Question
Is it valid and possible to cope fixed unmovable deadlines into Scrum?
I guess it is just confusing to me because I thought one of the core principles of Project Management is to help identify realistic estimates of a completion date based on limited information. Is there a branch of Project Management, specifically Agile or Scrum Project Management that concerns the opposite, starting at the completion date and working backwards to figure creative ways to fit everything in?
Context
I am trying to understand the methodology and strategy of project management in my current company. It is a large financial institution and there are hundreds of projects ongoing at any given time. There is a large Program Management office that is collecting status information on many different ongoing work threads for communication of status up to executive level. The Project Managers maintain project plans and coordinate project status information from project resources to the Program Managers.
The odd thing I can't figure out is that when a project is in conception, there is no real technical effort to determine estimates of effort or time on the project milestones. At this phase it seems to be completely unimportant, because every project deadline are set by IT executives or by the LOB, sight unseen.
After we are told what the date will be we are then told to do formal estimation of effort (story points) rather than time because the organization has an executive mandate to be Agile and Scrum. The weird thing is that after we identify all of the Epics and T-Shirt size everything, the Project Manager is still required to figure out how to fit all of this into the pre-determined deadline. To do this we split and do a detailed story point estimation of a single Epic, usually a Small size, then the total story points of that are used comparatively to figure out total assumed story points. From there the Project Manager determines velocity and proves whether all of the project milestones are achievable by the deadline.

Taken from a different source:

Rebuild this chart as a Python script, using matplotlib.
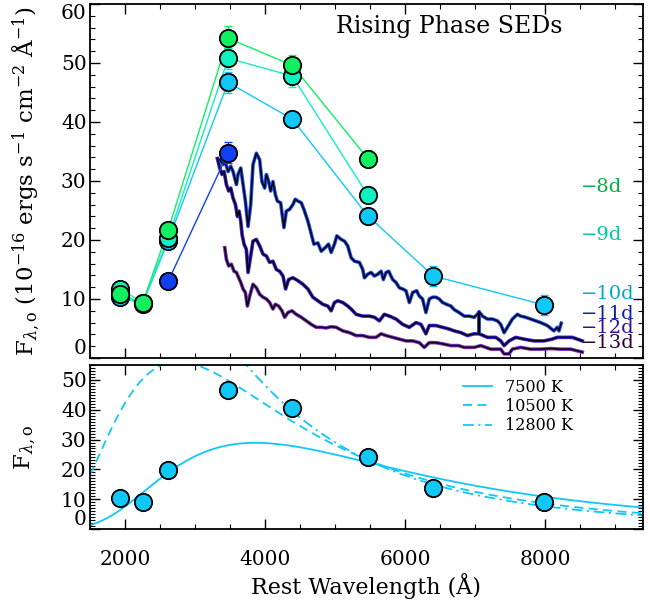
import numpy as np
import matplotlib
matplotlib.use('Agg')
import matplotlib.pyplot as plt
from matplotlib.ticker import MultipleLocator

plt.rcParams['font.family'] = ['DejaVu Serif']
plt.rcParams['mathtext.fontset'] = 'dejavuserif'

# photometric SEDs (filter wavelength in A, flux in 1e-16 erg/s/cm2/A)
wave_8 = [1929, 2252, 2617, 3473, 4390, 5469]
flux_m8 = [10.8, 9.3, 21.7, 54.2, 49.6, 33.8]
err_m8 = [0.5, 0.5, 0.8, 2.0, 1.8, 1.5]
flux_m9 = [11.7, 9.4, 20.3, 50.8, 47.8, 27.6]
err_m9 = [0.5, 0.5, 0.8, 1.8, 1.8, 1.4]
wave_10 = [1929, 2252, 2617, 3473, 4390, 5469, 6405, 7987]
flux_m10 = [10.3, 9.2, 19.9, 46.7, 40.5, 24.1, 13.9, 9.0]
err_m10 = [0.5, 0.5, 0.8, 1.8, 1.3, 0.9, 1.7, 1.7]
wave_11 = [2617, 3473]
flux_m11 = [13.0, 34.8]
err_m11 = [0.6, 1.8]

# spectra (wavelength, flux)
spec_m11 = [(3354, 33.6), (3402, 32.8), (3435, 33.1), (3473, 31.6), (3511, 32.5), (3544, 31.6),
            (3592, 29.4), (3615, 31.1), (3654, 32.2), (3687, 29.4), (3720, 26.6), (3758, 22.3),
            (3796, 26.0), (3829, 32.8), (3877, 34.7), (3924, 33.6), (3957, 29.9), (3996, 28.8),
            (4020, 31.1), (4053, 29.9), (4081, 28.3), (4114, 29.9), (4148, 27.7), (4177, 26.6),
            (4224, 26.3), (4271, 22.1), (4305, 24.9), (4352, 25.2), (4399, 26.0), (4433, 26.9),
            (4471, 26.6), (4519, 26.3), (4556, 25.2), (4613, 23.2), (4651, 21.5), (4699, 19.3),
            (4756, 19.5), (4804, 18.1), (4861, 18.7), (4908, 19.3), (4946, 17.9), (4993, 19.3),
            (5027, 20.7), (5089, 20.1), (5136, 19.8), (5183, 19.0), (5231, 17.0), (5279, 16.4),
            (5350, 16.2), (5397, 15.0), (5421, 13.6), (5468, 14.2), (5516, 14.5), (5564, 13.9),
            (5611, 14.2), (5659, 14.7), (5692, 13.3), (5730, 14.5), (5768, 14.7), (5825, 13.3),
            (5873, 12.8), (5920, 11.9), (5967, 11.7), (6015, 11.4), (6063, 9.4), (6110, 11.1),
            (6167, 11.4), (6205, 10.5), (6252, 10.0), (6300, 7.7), (6348, 10.0), (6395, 10.3),
            (6443, 10.3), (6490, 10.0), (6538, 9.4), (6595, 9.1), (6657, 8.8), (6704, 8.2),
            (6775, 7.7), (6847, 7.1), (6918, 7.1), (6989, 6.9), (7036, 7.4), (7061, 7.8),
            (7061, 4.3), (7061, 7.8), (7108, 7.1), (7179, 6.6), (7250, 6.6), (7322, 6.3),
            (7369, 5.7), (7417, 4.3), (7464, 5.2), (7535, 6.6), (7607, 7.4), (7654, 7.1),
            (7726, 6.9), (7797, 6.6), (7868, 6.3), (7940, 6.0), (8034, 5.5), (8130, 4.6),
            (8177, 5.2), (8201, 4.6), (8234, 5.9)]
spec_m12 = [(3320, 33.8), (3354, 32.2), (3387, 31.1), (3416, 31.6), (3449, 29.4), (3482, 28.3),
            (3511, 28.8), (3544, 27.1), (3578, 26.0), (3606, 24.0), (3630, 24.9), (3654, 23.2),
            (3673, 20.9), (3701, 19.3), (3734, 18.4), (3758, 14.5), (3796, 17.3), (3829, 19.8),
            (3877, 20.1), (3924, 19.0), (3972, 17.6), (4020, 17.3), (4067, 16.2), (4114, 16.4),
            (4162, 15.0), (4210, 14.7), (4257, 13.9), (4295, 11.7), (4338, 13.3), (4399, 13.6),
            (4471, 13.1), (4542, 12.5), (4613, 11.7), (4684, 10.3), (4756, 9.7), (4827, 9.1),
            (4898, 8.8), (4946, 8.0), (4993, 9.4), (5041, 9.7), (5112, 9.4), (5183, 8.8),
            (5231, 8.3), (5303, 7.4), (5397, 7.1), (5492, 7.1), (5564, 6.9), (5635, 6.3),
            (5706, 7.4), (5778, 7.1), (5873, 6.6), (5967, 5.7), (6063, 5.2), (6158, 6.0),
            (6229, 5.7), (6300, 4.1), (6348, 5.5), (6443, 5.5), (6538, 5.2), (6633, 4.9),
            (6704, 4.6), (6799, 4.3), (6894, 3.8), (6989, 4.1), (7061, 4.1), (7179, 3.5),
            (7298, 3.5), (7369, 2.9), (7417, 2.1), (7488, 2.9), (7583, 3.5), (7702, 3.2),
            (7845, 2.9), (7987, 2.9), (8105, 3.2), (8177, 3.5), (8296, 3.5), (8391, 3.5),
            (8463, 3.2), (8534, 2.9)]
spec_m13 = [(3425, 18.7), (3449, 16.7), (3482, 15.6), (3520, 15.9), (3558, 14.7), (3592, 14.5),
            (3625, 13.6), (3654, 12.8), (3687, 11.7), (3720, 11.1), (3749, 8.8), (3782, 10.5),
            (3829, 12.5), (3877, 11.9), (3924, 10.8), (3972, 10.3), (4020, 10.0), (4067, 9.4),
            (4114, 8.3), (4148, 9.1), (4195, 8.8), (4243, 8.0), (4281, 6.9), (4328, 7.7),
            (4385, 8.0), (4447, 7.4), (4519, 6.9), (4590, 6.3), (4661, 5.7), (4732, 5.2),
            (4804, 5.2), (4875, 5.1), (4946, 5.3), (5017, 5.2), (5112, 4.6), (5207, 4.3),
            (5303, 3.8), (5397, 3.8), (5492, 3.5), (5587, 3.5), (5659, 4.1), (5730, 3.8),
            (5825, 3.5), (5920, 3.2), (6015, 2.9), (6110, 2.9), (6205, 2.6), (6276, 1.8),
            (6348, 2.6), (6443, 2.6), (6538, 2.4), (6657, 2.1), (6766, 2.1), (6847, 1.8),
            (6989, 1.8), (7084, 2.1), (7227, 1.5), (7369, 1.5), (7417, 0.7), (7488, 0.7),
            (7535, 1.5), (7654, 1.8), (7797, 1.5), (7940, 1.5), (8082, 1.6), (8224, 1.5),
            (8367, 1.5), (8534, 1.0)]

epoch_labels = ['\u22128d', '\u22129d', '\u221210d', '\u221211d', '\u221212d', '\u221213d']
label_y = [28.9, 20.9, 10.8, 7.4, 5.0, 2.6]
label_colors = ['#00b040', '#00c8a0', '#00a8c8', '#1020a0', '#3010a0', '#300038']

# blackbody fits shown in lower panel
bb_temps = [7500, 10500, 12800]
bb_peaks = [28.9, 56.0, 91.0]

c8, c9, c10, c11 = '#10f060', '#10f0c0', '#10c8f8', '#1040f0'

fig = plt.figure(figsize=(6.5, 6.03), dpi=100)
ax1 = fig.add_axes([0.1385, 0.4063, 0.8505, 0.5871])
ax2 = fig.add_axes([0.1385, 0.1227, 0.8505, 0.2720])

# spectra: coloured outline with a black line on top
for spec, col in [(spec_m13, '#8030c0'), (spec_m12, '#4020e0'), (spec_m11, '#2050ff')]:
    s = np.array(spec)
    ax1.plot(s[:, 0], s[:, 1], color=col, lw=2.6, solid_joinstyle='round', zorder=2)
    ax1.plot(s[:, 0], s[:, 1], color='black', lw=1.1, zorder=3)

def sed(ax, w, f, e, col):
    ax.plot(w, f, '-', color=col, lw=1.0, zorder=4)
    ax.errorbar(w, f, yerr=e, fmt='none', ecolor=col, elinewidth=1.0, capsize=3, zorder=4)
    ax.plot(w, f, 'o', ms=12.5, mfc=col, mec='black', mew=1.3, zorder=5)

sed(ax1, wave_10, flux_m10, err_m10, c10)
sed(ax1, wave_8, flux_m9, err_m9, c9)
sed(ax1, wave_8, flux_m8, err_m8, c8)
sed(ax1, wave_11, flux_m11, err_m11, c11)

for t, y, col in zip(epoch_labels, label_y, label_colors):
    ax1.text(8510, y, t, color=col, fontsize=14, ha='left', va='center', zorder=6)

ax1.text(0.445, 0.935, 'Rising Phase SEDs', transform=ax1.transAxes, fontsize=17,
         ha='left', va='center')

# lower panel
lam = np.linspace(1500, 9400, 800)
styles = [dict(ls='-'), dict(dashes=(5, 3)), dict(dashes=(6, 2.5, 1.2, 2.5))]
for T, pk, st in zip(bb_temps, bb_peaks, styles):
    b = lam ** -5.0 / (np.exp(1.4388e8 / (lam * T)) - 1.0)
    ax2.plot(lam, pk * b / b.max(), color=c10, lw=1.3, label='%d K' % T, **st)
ax2.plot(wave_10, flux_m10, 'o', ms=12.5, mfc=c10, mec='black', mew=1.3, zorder=5)
ax2.legend(loc='upper left', bbox_to_anchor=(0.655, 0.985), frameon=False, fontsize=11.5,
           handlelength=1.8, handletextpad=0.8, labelspacing=0.15, borderpad=0.2)

ax1.set_xlim(1500, 9400)
ax2.set_xlim(1500, 9400)
ax1.set_ylim(0, 60)
ax2.set_ylim(0, 55)

for ax in (ax1, ax2):
    ax.xaxis.set_major_locator(MultipleLocator(2000))
    ax.xaxis.set_minor_locator(MultipleLocator(500))
    ax.yaxis.set_major_locator(MultipleLocator(10))
    ax.tick_params(which='both', direction='in', top=True, right=True, labelsize=14.5)
    ax.tick_params(which='major', length=7, width=1.0)
    ax.tick_params(which='minor', length=3.5, width=0.8)
    ax.tick_params(axis='y', pad=2.5)
    for sp in ax.spines.values():
        sp.set_linewidth(1.3)
ax1.yaxis.set_minor_locator(MultipleLocator(2))
ax2.yaxis.set_minor_locator(MultipleLocator(1))
ax1.tick_params(labelbottom=False)
ax2.tick_params(axis='x', pad=15)

ax1.set_ylabel(r'F$_{\lambda,\mathrm{o}}$ (10$^{-16}$ ergs s$^{-1}$ cm$^{-2}$ Å$^{-1}$)', fontsize=16.5)
ax1.yaxis.set_label_coords(-0.087, 0.5)
ax2.set_ylabel(r'F$_{\lambda,\mathrm{o}}$', fontsize=16.5)
ax2.yaxis.set_label_coords(-0.094, 0.5)
ax2.set_xlabel('Rest Wavelength (Å)', fontsize=16, labelpad=3)

# keep the end labels of the y axes inside the panels
fig.canvas.draw()
for ax, top in ((ax1, 60), (ax2, None)):
    for tk in ax.yaxis.get_major_ticks():
        if tk.get_loc() == 0:
            tk.label1.set_va('bottom')
        elif top is not None and tk.get_loc() == top:
            tk.label1.set_va('top')

fig.savefig('out.png', dpi=100)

The concept of Minimum Viable Product is non existant. The PM has to show how many people are needed for this deadline to be possible and if it is too expensive then the project might be cancelled before it even starts.
The thing is that for the past several years nearly every project could be considered a failure because they almost never hit these deadlines regardless. What I don't understand is that despite failure after failure, nothing substantial seems to change. It certainly doesn't seem that being late on the project really matters in the long run. When the project runs late then status meetings increase and general anxiety seems to increase, but just about everybody keeps working ahead as they typically do.
Other people who have been at the company for a long time have told me that their are actually two dates. The formal deadline that goes on paper, and the date that executives actually anticipate when the project will be done in reality. When I asked why not just make the deadline reality, they almost universally agree that executive leadership feels that when projects run late on paper then people "work harder".
I don't see this working for a number of reasons. Veterans at the company don't feel the pressure because they believe there is an attempt to manipulate them into working harder. Newer people get demoralized and stop trying. Everybody spends more time in status meetings with anxious program managers rather than focusing on project work, and finally the nature of the work is more knowledge based and managing external dependencies than hard core work with rows of people furiously typing at keyboards until 2am. Most everybody works a solid 40 and goes home regardless of pressure because often staying late wont get real roadblocks done any sooner.